After drafting, the document may need translation support, depending on the registration route and supporting paperwork involved. Then comes signing and registration in the appropriate forum. That stage is not just administrative. It is what gives the will stronger legal standing and practical usability later.

A managed process is often worth it because it reduces the chance of technical errors. For many clients, especially those overseas or managing busy professional lives, the value is not only in the legal document itself. It is in having the steps handled correctly from the start.

Why professional drafting makes a difference

Estate planning in the UAE is full of details that look small until they are not. How a property is described, how a beneficiary is identified, whether a guardian is named correctly, or whether a supporting document matches the will can all affect the process later.

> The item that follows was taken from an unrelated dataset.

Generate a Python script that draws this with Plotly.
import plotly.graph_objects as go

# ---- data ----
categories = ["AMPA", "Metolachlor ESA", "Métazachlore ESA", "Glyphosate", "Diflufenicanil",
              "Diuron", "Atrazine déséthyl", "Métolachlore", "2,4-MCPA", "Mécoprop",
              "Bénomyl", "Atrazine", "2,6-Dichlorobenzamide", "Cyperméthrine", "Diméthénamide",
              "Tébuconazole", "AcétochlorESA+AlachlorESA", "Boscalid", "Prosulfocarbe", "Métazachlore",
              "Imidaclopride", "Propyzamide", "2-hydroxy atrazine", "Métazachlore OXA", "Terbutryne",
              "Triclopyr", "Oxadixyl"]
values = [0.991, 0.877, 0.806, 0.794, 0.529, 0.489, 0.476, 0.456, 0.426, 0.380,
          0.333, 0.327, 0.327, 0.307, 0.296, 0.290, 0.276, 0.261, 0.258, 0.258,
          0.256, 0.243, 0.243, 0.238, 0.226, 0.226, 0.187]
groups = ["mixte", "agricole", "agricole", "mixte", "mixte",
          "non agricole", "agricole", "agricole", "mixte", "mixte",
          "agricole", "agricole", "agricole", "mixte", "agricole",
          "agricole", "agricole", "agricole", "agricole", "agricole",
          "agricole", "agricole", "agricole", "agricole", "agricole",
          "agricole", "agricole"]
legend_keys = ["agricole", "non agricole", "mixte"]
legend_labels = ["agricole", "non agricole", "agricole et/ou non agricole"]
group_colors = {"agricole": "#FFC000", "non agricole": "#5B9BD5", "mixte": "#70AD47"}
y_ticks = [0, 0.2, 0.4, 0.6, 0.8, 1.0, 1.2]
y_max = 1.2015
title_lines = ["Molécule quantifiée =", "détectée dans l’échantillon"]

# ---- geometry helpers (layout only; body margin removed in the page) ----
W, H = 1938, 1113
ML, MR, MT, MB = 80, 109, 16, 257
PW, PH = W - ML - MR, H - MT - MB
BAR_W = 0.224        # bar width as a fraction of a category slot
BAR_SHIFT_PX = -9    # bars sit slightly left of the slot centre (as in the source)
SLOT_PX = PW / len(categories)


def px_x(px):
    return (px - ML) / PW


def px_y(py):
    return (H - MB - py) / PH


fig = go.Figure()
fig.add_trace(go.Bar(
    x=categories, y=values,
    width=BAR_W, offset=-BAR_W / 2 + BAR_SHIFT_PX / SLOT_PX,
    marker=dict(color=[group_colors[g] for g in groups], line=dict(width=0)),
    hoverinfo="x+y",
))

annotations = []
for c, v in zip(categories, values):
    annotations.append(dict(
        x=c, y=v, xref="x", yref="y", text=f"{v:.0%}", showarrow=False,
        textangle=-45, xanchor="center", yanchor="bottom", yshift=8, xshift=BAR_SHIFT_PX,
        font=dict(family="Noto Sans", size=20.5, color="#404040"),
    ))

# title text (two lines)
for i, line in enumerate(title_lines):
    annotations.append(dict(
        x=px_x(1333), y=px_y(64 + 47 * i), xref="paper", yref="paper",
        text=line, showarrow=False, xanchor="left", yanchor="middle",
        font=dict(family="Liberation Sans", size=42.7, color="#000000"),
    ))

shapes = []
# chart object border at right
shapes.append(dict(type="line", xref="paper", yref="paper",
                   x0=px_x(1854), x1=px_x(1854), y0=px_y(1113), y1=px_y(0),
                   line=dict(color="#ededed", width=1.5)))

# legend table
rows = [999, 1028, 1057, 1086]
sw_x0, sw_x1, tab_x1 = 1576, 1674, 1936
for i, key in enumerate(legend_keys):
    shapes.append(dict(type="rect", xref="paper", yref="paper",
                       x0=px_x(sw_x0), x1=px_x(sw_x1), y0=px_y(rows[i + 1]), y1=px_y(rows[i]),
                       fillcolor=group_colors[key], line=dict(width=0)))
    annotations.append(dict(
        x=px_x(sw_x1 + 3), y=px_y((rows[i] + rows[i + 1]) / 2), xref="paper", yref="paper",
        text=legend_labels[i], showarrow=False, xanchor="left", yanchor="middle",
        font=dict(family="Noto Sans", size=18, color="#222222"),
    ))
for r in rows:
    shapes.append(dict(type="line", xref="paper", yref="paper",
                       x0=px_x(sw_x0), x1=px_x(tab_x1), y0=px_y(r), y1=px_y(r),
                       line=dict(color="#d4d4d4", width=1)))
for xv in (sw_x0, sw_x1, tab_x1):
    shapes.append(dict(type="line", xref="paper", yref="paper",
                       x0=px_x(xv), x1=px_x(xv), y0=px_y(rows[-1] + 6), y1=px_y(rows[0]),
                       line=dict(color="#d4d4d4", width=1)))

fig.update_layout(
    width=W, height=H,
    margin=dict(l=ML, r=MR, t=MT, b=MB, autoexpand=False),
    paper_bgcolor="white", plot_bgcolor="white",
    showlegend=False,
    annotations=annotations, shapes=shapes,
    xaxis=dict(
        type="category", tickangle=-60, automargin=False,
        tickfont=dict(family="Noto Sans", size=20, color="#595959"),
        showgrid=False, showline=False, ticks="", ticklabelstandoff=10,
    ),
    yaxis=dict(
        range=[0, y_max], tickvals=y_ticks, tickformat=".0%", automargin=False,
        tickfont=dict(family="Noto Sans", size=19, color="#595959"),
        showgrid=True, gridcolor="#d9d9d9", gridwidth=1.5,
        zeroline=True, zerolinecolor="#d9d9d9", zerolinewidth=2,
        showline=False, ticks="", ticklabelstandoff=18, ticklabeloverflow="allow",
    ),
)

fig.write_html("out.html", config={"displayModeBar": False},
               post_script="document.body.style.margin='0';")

This is why people often choose guided support rather than attempting a do-it-yourself approach. A fixed, structured service gives clarity on what is included, what needs to be prepared, and how the document will move from draft to registration. For clients who want speed, compliance, and less back-and-forth, that matters.

Providers such as POA Central focus on making that path simpler – from drafting and amendments to translation support and registration guidance – so clients are not left trying to decode court-facing paperwork on their own.

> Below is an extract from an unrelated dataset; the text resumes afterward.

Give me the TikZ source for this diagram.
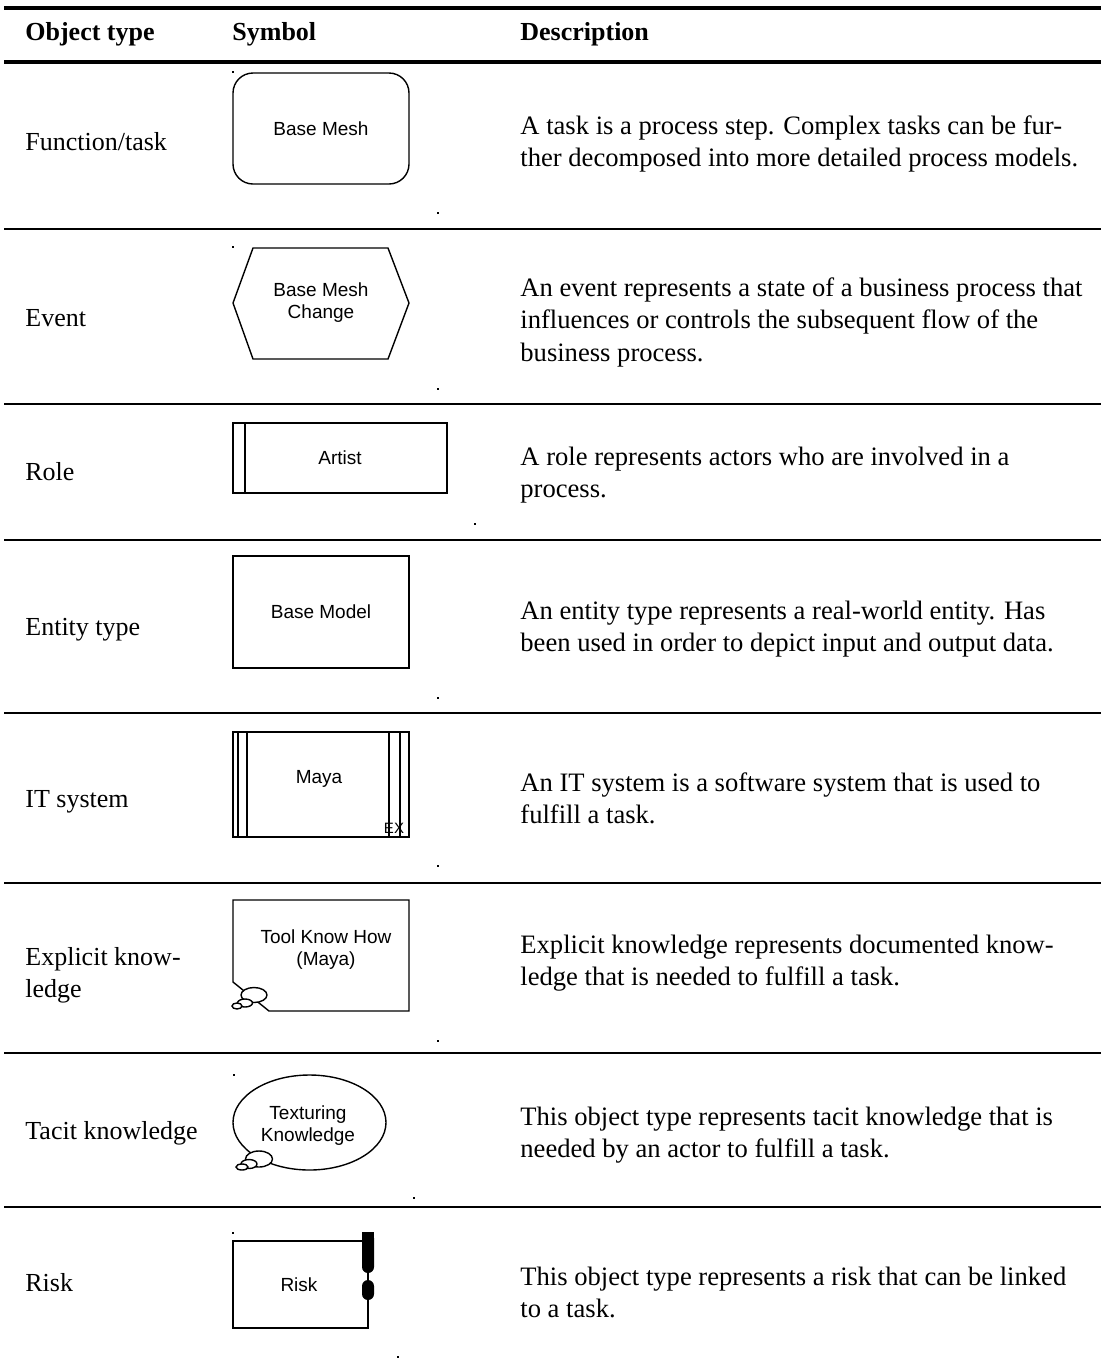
\documentclass[tikz,border=0pt]{standalone}
\usepackage{fontspec}
\setmainfont{Liberation Serif}
\newfontfamily\symfont{Liberation Sans}
\begin{document}
\begin{tikzpicture}[x=0.5pt,y=-0.5pt,
  thickrule/.style={line width=2.4pt},
  thinrule/.style={line width=1.2pt},
  hdr/.style={font=\fontsize{13}{16.25}\selectfont\bfseries, anchor=base west, inner sep=0pt},
  kind/.style={font=\fontsize{13}{16.25}\selectfont, anchor=base west, inner sep=0pt, align=left},
  desc/.style={font=\fontsize{13.3}{16.25}\selectfont, anchor=base west, inner sep=0pt, align=left},
  outline/.style={draw, line width=0.7pt},
  lbl/.style={font=\symfont\fontsize{9.5}{11}\selectfont, align=center, inner sep=0pt},
  bubble/.style={draw, fill=white, line width=0.7pt},
  speck/.style={fill=black}
]
\useasboundingbox (0,0) rectangle (1101,1367);

% table rules
\draw[thickrule] (4,8) -- (1101,8);
\draw[thickrule] (4,62) -- (1101,62);
\foreach \yy in {229,404,540,713,883,1053,1207}
  \draw[thinrule] (4,\yy) -- (1101,\yy);

% header
\node[hdr] (h1) at (25,40) {Object type};
\node[hdr] (h2) at (232,40) {Symbol};
\node[hdr] (h3) at (520,40) {Description};

% object type column (base anchor = baseline of the last line)
\node[kind] (k1) at (25,150) {Function/task};
\node[kind] (k2) at (25,326) {Event};
\node[kind] (k3) at (25,480) {Role};
\node[kind] (k4) at (25,635) {Entity type};
\node[kind] (k5) at (25,807) {IT system};
\node[kind] (k6) at (25,997.5) {Explicit know-\\ledge};
\node[kind] (k7) at (25,1139) {Tacit knowledge};
\node[kind] (k8) at (25,1291) {Risk};

% description column (base anchor = baseline of the last line)
\node[desc] (d1) at (520,166.5) {A task is a process step. Complex tasks can be fur-\\ther decomposed into more detailed process models.};
\node[desc] (d2) at (520,361) {An event represents a state of a business process that\\influences or controls the subsequent flow of the\\business process.};
\node[desc] (d3) at (520,497.5) {A role represents actors who are involved in a\\process.};
\node[desc] (d4) at (520,651.5) {An entity type represents a real-world entity. Has\\been used in order to depict input and output data.};
\node[desc] (d5) at (520,823.5) {An IT system is a software system that is used to\\fulfill a task.};
\node[desc] (d6) at (520,985.5) {Explicit knowledge represents documented know-\\ledge that is needed to fulfill a task.};
\node[desc] (d7) at (520,1157.5) {This object type represents tacit knowledge that is\\needed by an actor to fulfill a task.};
\node[desc] (d8) at (520,1317.5) {This object type represents a risk that can be linked\\to a task.};

% function / task
\draw[outline, rounded corners=10pt] (233,73) rectangle (409,184);
\node[lbl] (s1) at (321,128.5) {Base Mesh};

% event
\draw[outline] (233,303) -- (253,248) -- (388,248) -- (409,303) -- (388,359) -- (253,359) -- cycle;
\node[lbl] (s2) at (321,303) {Base Mesh\\Change};

% role
\draw[outline] (233,423) rectangle (447,493);
\draw[outline] (245,423) -- (245,493);
\node[lbl] (s3) at (340,458) {Artist};

% entity type
\draw[outline] (233,556) rectangle (409,668);
\node[lbl] (s4) at (321,612) {Base Model};

% IT system
\draw[outline] (233,732) rectangle (409,837);
\foreach \xx in {238,247,389,400}
  \draw[outline] (\xx,732) -- (\xx,837);
\node[lbl] (s5) at (319,779) {Maya};
\node[font=\symfont\fontsize{7.5}{7.5}\selectfont, inner sep=0pt] (ex) at (394,828) {EX};

% explicit knowledge
\draw[outline] (233,900) -- (409,900) -- (409,1011) -- (269,1011) -- (233,982) -- cycle;
\draw[bubble] (254,995) ellipse [x radius=13, y radius=7.5];
\draw[bubble] (245,1003) ellipse [x radius=7.5, y radius=4];
\draw[bubble] (237,1006) ellipse [x radius=5, y radius=3];
\node[lbl] (s6) at (326,950) {Tool Know How\\(Maya)};

% tacit knowledge
\draw[outline] (309.5,1122.5) ellipse [x radius=76.5, y radius=47.5];
\draw[bubble] (259,1159) ellipse [x radius=13.5, y radius=8];
\draw[bubble] (249,1164) ellipse [x radius=8, y radius=4.5];
\draw[bubble] (242,1167) ellipse [x radius=6, y radius=3];
\node[lbl] (s7) at (308,1126) {Texturing\\Knowledge};

% risk
\draw[outline] (233,1241) rectangle (368,1328);
\fill[rounded corners=3pt] (362,1232) rectangle (374,1273);
\fill (362,1232) rectangle (374,1242);
\fill[rounded corners=3pt] (362,1280) rectangle (374,1300);
\node[lbl] (s8) at (299,1285) {Risk};

% stray marks
\foreach \px/\py in {232/71,437/212,232/246,437/388,474/523,437/697,437/865,437/1040,233/1074,413/1197,232/1232,397/1356}
  \fill[speck] (\px,\py) rectangle ++(1.5,1.5);
\end{tikzpicture}
\end{document}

When one will may not be enough

Some families need more than a single standard document. If you own assets in several countries, hold corporate interests, or want to separate UAE assets from overseas assets, a more tailored approach may be better. That does not always mean more complexity for the client, but it does mean the planning should be coordinated.

The same applies if your family structure is more complex, such as second marriages, children from prior relationships, or jointly owned business assets. In those cases, careful drafting becomes even more important because a vague clause can create conflict between beneficiaries with different expectations.

A will is really about control

Most people do not start this process because they enjoy legal paperwork. They do it because they want certainty. They want their spouse to have access to assets, their children to be protected, and their property to pass without unnecessary obstacles.

A will in Dubai court is one of the clearest ways to create that certainty. It turns private intentions into formal instructions that can be acted on when your family needs them most. If your life is built across borders, that kind of preparation is not excessive – it is sensible.

The right time to put a will in place is usually before life gets more complicated, not after.